-- LISTED RECORDS start --
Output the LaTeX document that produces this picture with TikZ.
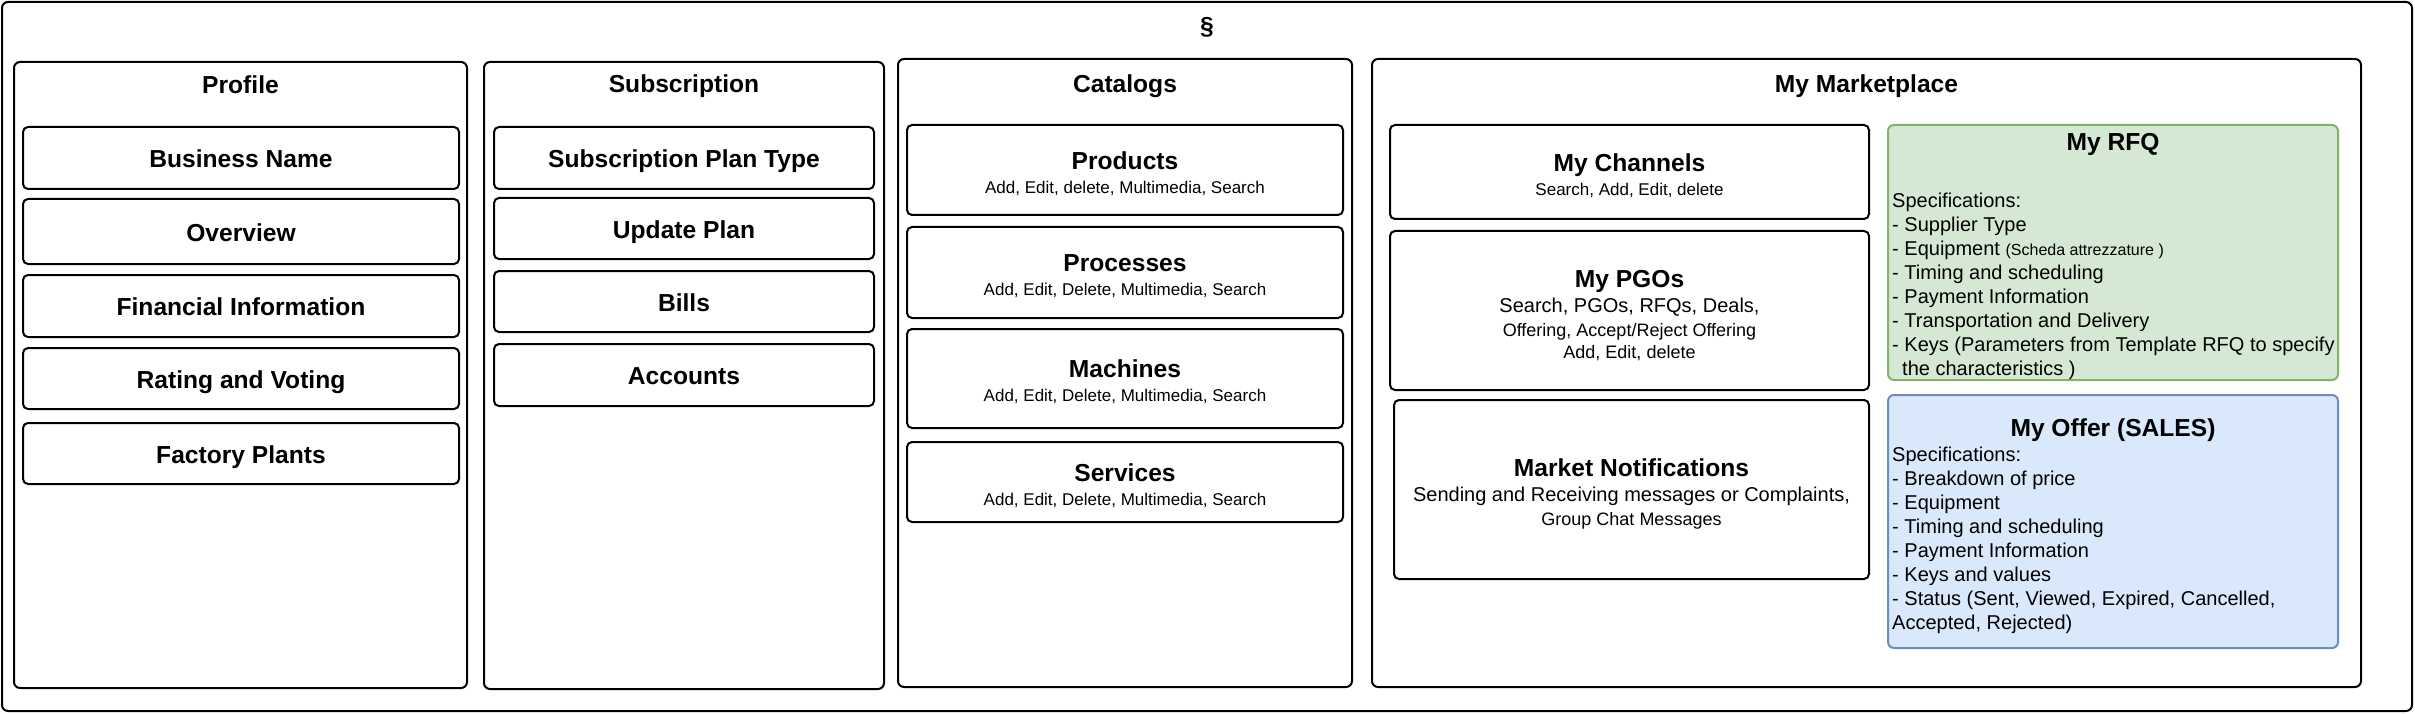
\documentclass[tikz,border=0pt]{standalone}
\usepackage{fontspec}
\setmainfont{Liberation Sans}
\usepackage{xcolor}
\usepackage{tikz}
\usetikzlibrary{positioning,calc}
\definecolor{rfqfill}{HTML}{D5E8D4}
\definecolor{rfqline}{HTML}{82B366}
\definecolor{offerfill}{HTML}{DAE8FC}
\definecolor{offerline}{HTML}{6C8EBF}
\newcommand{\figtitlefont}{\fontsize{24.6pt}{29pt}\selectfont\bfseries}
\newcommand{\figsubfont}{\fontsize{17pt}{24pt}\selectfont}
\newcommand{\figspecfont}{\fontsize{20pt}{24pt}\selectfont}
\newcommand{\figlift}[1]{\rule{0pt}{#1}}
\tikzset{
  figframe/.style={draw, line width=2pt, rounded corners=6pt},
  figcol/.style={draw, line width=2pt, rounded corners=6pt, inner sep=0pt},
  figcoltitle/.style={font=\figtitlefont, inner sep=0pt},
  figitem/.style={draw, line width=2pt, rounded corners=5pt, align=center, inner sep=0pt, font=\figsubfont},
  figitemtitle/.style={figitem, font=\figtitlefont, text height=19.5pt, text depth=0pt},
  figrfq/.style={draw=rfqline, fill=rfqfill, line width=2pt, rounded corners=6pt, inner sep=0pt},
  figoffer/.style={draw=offerline, fill=offerfill, line width=2pt, rounded corners=6pt, inner sep=0pt},
  figspec/.style={anchor=north west, align=left, inner sep=0pt, font=\figspecfont},
}

\begin{document}
\begin{tikzpicture}[x=1pt, y=-1pt]
			\useasboundingbox (0,0) rectangle (2415,714);
			% Outer frame
			\draw[figframe] (2,2) rectangle (2412,711);
			\node[figcoltitle] (maintitle) at (1207,27.5) {§};

			% Columns
			\node[figcol, minimum width=453pt, minimum height=626pt] (profile) at (240.5,375) {};
			\node[figcol, minimum width=400pt, minimum height=627pt] (subscr) at (684,375.5) {};
			\node[figcol, minimum width=454pt, minimum height=628pt] (catalogs) at (1125,373) {};
			\node[figcol, minimum width=989pt, minimum height=628pt] (market) at (1866.5,373) {};
			\node[figcoltitle] (profiletitle) at (240.5,85) {Profile};
			\node[figcoltitle] (subscrtitle) at (684,86) {Subscription};
			\node[figcoltitle] (catalogstitle) at (1125,86) {Catalogs};
			\node[figcoltitle] (markettitle) at (1866.5,86) {My Marketplace};

		% Profile
			\node[figitemtitle, minimum width=436pt, minimum height=62pt] (bizname) at (241,158) {Business Name};
			\node[figitemtitle, minimum width=436pt, minimum height=65pt] (overview) at (241,231.5) {Overview};
			\node[figitemtitle, minimum width=436pt, minimum height=62pt] (fininfo) at (241,306) {Financial Information};
			\node[figitemtitle, minimum width=436pt, minimum height=61pt] (rating) at (241,378.5) {Rating and Voting};
			\node[figitemtitle, minimum width=436pt, minimum height=61pt] (plants) at (241,453.5) {Factory Plants};

		% Subscription
			\node[figitemtitle, minimum width=380pt, minimum height=62pt] (plantype) at (684,158) {Subscription Plan Type};
			\node[figitemtitle, minimum width=380pt, minimum height=61pt] (updplan) at (684,228.5) {Update Plan};
			\node[figitemtitle, minimum width=380pt, minimum height=61pt] (bills) at (684,301.5) {Bills};
			\node[figitemtitle, minimum width=380pt, minimum height=62pt] (accounts) at (684,375) {Accounts};

		% Catalogs
			\node[figitem, minimum width=436pt, minimum height=90pt] (products) at (1125,170) {\figlift{26pt}{\figtitlefont Products}\\Add, Edit, delete, Multimedia, Search};
			\node[figitem, minimum width=436pt, minimum height=91pt] (processes) at (1125,272.5) {\figlift{25pt}{\figtitlefont Processes}\\Add, Edit, Delete, Multimedia, Search};
			\node[figitem, minimum width=436pt, minimum height=99pt] (machines) at (1125,378.5) {\figlift{25pt}{\figtitlefont Machines}\\Add, Edit, Delete, Multimedia, Search};
			\node[figitem, minimum width=436pt, minimum height=80pt] (services) at (1125,482) {\figlift{25pt}{\figtitlefont Services}\\Add, Edit, Delete, Multimedia, Search};

		% My Marketplace
			\node[figitem, minimum width=479pt, minimum height=94pt] (channels) at (1629.5,172) {\figlift{25pt}{\figtitlefont My Channels}\\Search, Add, Edit, delete};
			\node[figitem, minimum width=479pt, minimum height=159pt] (pgos) at (1629.5,310.5) {\figlift{27pt}{\figtitlefont My PGOs}\\[1pt]{\fontsize{20pt}{24pt}\selectfont Search, PGOs, RFQs, Deals,}\\{\fontsize{18pt}{24pt}\selectfont Offering, Accept/Reject Offering}\\[-2pt]{\fontsize{18pt}{24pt}\selectfont Add, Edit, delete}};
			\node[figitem, minimum width=475pt, minimum height=179pt] (notif) at (1631.5,489.5) {\figlift{27pt}{\figtitlefont Market Notifications}\\[1pt]{\fontsize{20pt}{24pt}\selectfont Sending and Receiving messages or Complaints,}\\{\fontsize{18pt}{24pt}\selectfont Group Chat Messages}};

			\node[figrfq, minimum width=450pt, minimum height=255pt] (rfq) at (2113,252.5) {};
			\node[figcoltitle] (rfqtitle) at (2113,144) {My RFQ};
			\node[figspec] (rfqspec) at (1892,193) {Specifications:\\- Supplier Type\\- Equipment {\fontsize{16pt}{24pt}\selectfont(Scheda attrezzature )}\\- Timing and scheduling\\- Payment Information\\- Transportation and Delivery\\- Keys (Parameters from Template RFQ to specify\\\hspace*{10pt}the characteristics )};

			\node[figoffer, minimum width=450pt, minimum height=253pt] (offer) at (2113,521.5) {};
			\node[figcoltitle] (offertitle) at (2113,430) {My Offer (SALES)};
			\node[figspec] (offerspec) at (1892,447) {Specifications:\\- Breakdown of price\\- Equipment\\- Timing and scheduling\\- Payment Information\\- Keys and values\\- Status (Sent, Viewed, Expired, Cancelled,\\Accepted, Rejected)};
		\end{tikzpicture}
\end{document}
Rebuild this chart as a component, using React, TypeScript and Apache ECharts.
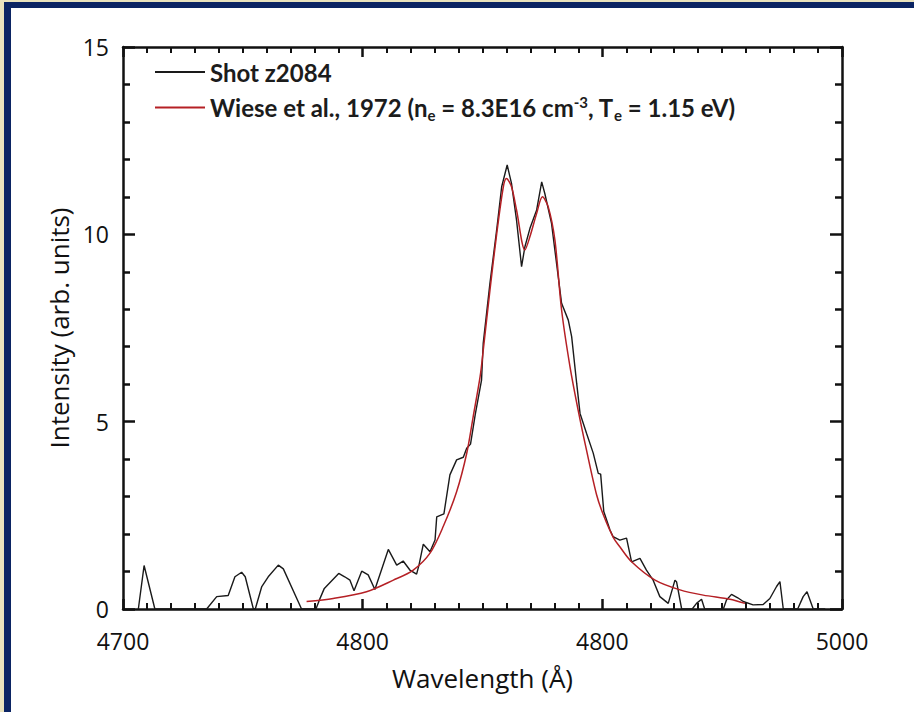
-- LISTED RECORDS end --
- _THE PROBLEM_
All of the material above needs to be restated exactly, with no pictures.

- _RESPONSE TO THIS TASK_
Output the LaTeX document that produces this picture with TikZ.
\documentclass[tikz,border=0pt]{standalone}
\usepackage{fontspec}
\setmainfont{Liberation Sans}
\usepackage{xcolor}
\usepackage{tikz}
\usetikzlibrary{positioning,calc}
\definecolor{rfqfill}{HTML}{D5E8D4}
\definecolor{rfqline}{HTML}{82B366}
\definecolor{offerfill}{HTML}{DAE8FC}
\definecolor{offerline}{HTML}{6C8EBF}
\newcommand{\figtitlefont}{\fontsize{24.6pt}{29pt}\selectfont\bfseries}
\newcommand{\figsubfont}{\fontsize{17pt}{24pt}\selectfont}
\newcommand{\figspecfont}{\fontsize{20pt}{24pt}\selectfont}
\newcommand{\figlift}[1]{\rule{0pt}{#1}}
\tikzset{
  figframe/.style={draw, line width=2pt, rounded corners=6pt},
  figcol/.style={draw, line width=2pt, rounded corners=6pt, inner sep=0pt},
  figcoltitle/.style={font=\figtitlefont, inner sep=0pt},
  figitem/.style={draw, line width=2pt, rounded corners=5pt, align=center, inner sep=0pt, font=\figsubfont},
  figitemtitle/.style={figitem, font=\figtitlefont, text height=19.5pt, text depth=0pt},
  figrfq/.style={draw=rfqline, fill=rfqfill, line width=2pt, rounded corners=6pt, inner sep=0pt},
  figoffer/.style={draw=offerline, fill=offerfill, line width=2pt, rounded corners=6pt, inner sep=0pt},
  figspec/.style={anchor=north west, align=left, inner sep=0pt, font=\figspecfont},
}

\begin{document}
\begin{tikzpicture}[x=1pt, y=-1pt]
			\useasboundingbox (0,0) rectangle (2415,714);
			% Outer frame
			\draw[figframe] (2,2) rectangle (2412,711);
			\node[figcoltitle] (maintitle) at (1207,27.5) {§};

			% Columns
			\node[figcol, minimum width=453pt, minimum height=626pt] (profile) at (240.5,375) {};
			\node[figcol, minimum width=400pt, minimum height=627pt] (subscr) at (684,375.5) {};
			\node[figcol, minimum width=454pt, minimum height=628pt] (catalogs) at (1125,373) {};
			\node[figcol, minimum width=989pt, minimum height=628pt] (market) at (1866.5,373) {};
			\node[figcoltitle] (profiletitle) at (240.5,85) {Profile};
			\node[figcoltitle] (subscrtitle) at (684,86) {Subscription};
			\node[figcoltitle] (catalogstitle) at (1125,86) {Catalogs};
			\node[figcoltitle] (markettitle) at (1866.5,86) {My Marketplace};

		% Profile
			\node[figitemtitle, minimum width=436pt, minimum height=62pt] (bizname) at (241,158) {Business Name};
			\node[figitemtitle, minimum width=436pt, minimum height=65pt] (overview) at (241,231.5) {Overview};
			\node[figitemtitle, minimum width=436pt, minimum height=62pt] (fininfo) at (241,306) {Financial Information};
			\node[figitemtitle, minimum width=436pt, minimum height=61pt] (rating) at (241,378.5) {Rating and Voting};
			\node[figitemtitle, minimum width=436pt, minimum height=61pt] (plants) at (241,453.5) {Factory Plants};

		% Subscription
			\node[figitemtitle, minimum width=380pt, minimum height=62pt] (plantype) at (684,158) {Subscription Plan Type};
			\node[figitemtitle, minimum width=380pt, minimum height=61pt] (updplan) at (684,228.5) {Update Plan};
			\node[figitemtitle, minimum width=380pt, minimum height=61pt] (bills) at (684,301.5) {Bills};
			\node[figitemtitle, minimum width=380pt, minimum height=62pt] (accounts) at (684,375) {Accounts};

		% Catalogs
			\node[figitem, minimum width=436pt, minimum height=90pt] (products) at (1125,170) {\figlift{26pt}{\figtitlefont Products}\\Add, Edit, delete, Multimedia, Search};
			\node[figitem, minimum width=436pt, minimum height=91pt] (processes) at (1125,272.5) {\figlift{25pt}{\figtitlefont Processes}\\Add, Edit, Delete, Multimedia, Search};
			\node[figitem, minimum width=436pt, minimum height=99pt] (machines) at (1125,378.5) {\figlift{25pt}{\figtitlefont Machines}\\Add, Edit, Delete, Multimedia, Search};
			\node[figitem, minimum width=436pt, minimum height=80pt] (services) at (1125,482) {\figlift{25pt}{\figtitlefont Services}\\Add, Edit, Delete, Multimedia, Search};

		% My Marketplace
			\node[figitem, minimum width=479pt, minimum height=94pt] (channels) at (1629.5,172) {\figlift{25pt}{\figtitlefont My Channels}\\Search, Add, Edit, delete};
			\node[figitem, minimum width=479pt, minimum height=159pt] (pgos) at (1629.5,310.5) {\figlift{27pt}{\figtitlefont My PGOs}\\[1pt]{\fontsize{20pt}{24pt}\selectfont Search, PGOs, RFQs, Deals,}\\{\fontsize{18pt}{24pt}\selectfont Offering, Accept/Reject Offering}\\[-2pt]{\fontsize{18pt}{24pt}\selectfont Add, Edit, delete}};
			\node[figitem, minimum width=475pt, minimum height=179pt] (notif) at (1631.5,489.5) {\figlift{27pt}{\figtitlefont Market Notifications}\\[1pt]{\fontsize{20pt}{24pt}\selectfont Sending and Receiving messages or Complaints,}\\{\fontsize{18pt}{24pt}\selectfont Group Chat Messages}};

			\node[figrfq, minimum width=450pt, minimum height=255pt] (rfq) at (2113,252.5) {};
			\node[figcoltitle] (rfqtitle) at (2113,144) {My RFQ};
			\node[figspec] (rfqspec) at (1892,193) {Specifications:\\- Supplier Type\\- Equipment {\fontsize{16pt}{24pt}\selectfont(Scheda attrezzature )}\\- Timing and scheduling\\- Payment Information\\- Transportation and Delivery\\- Keys (Parameters from Template RFQ to specify\\\hspace*{10pt}the characteristics )};

			\node[figoffer, minimum width=450pt, minimum height=253pt] (offer) at (2113,521.5) {};
			\node[figcoltitle] (offertitle) at (2113,430) {My Offer (SALES)};
			\node[figspec] (offerspec) at (1892,447) {Specifications:\\- Breakdown of price\\- Equipment\\- Timing and scheduling\\- Payment Information\\- Keys and values\\- Status (Sent, Viewed, Expired, Cancelled,\\Accepted, Rejected)};
		\end{tikzpicture}
\end{document}
Rebuild this chart as a component, using React, TypeScript and Apache ECharts.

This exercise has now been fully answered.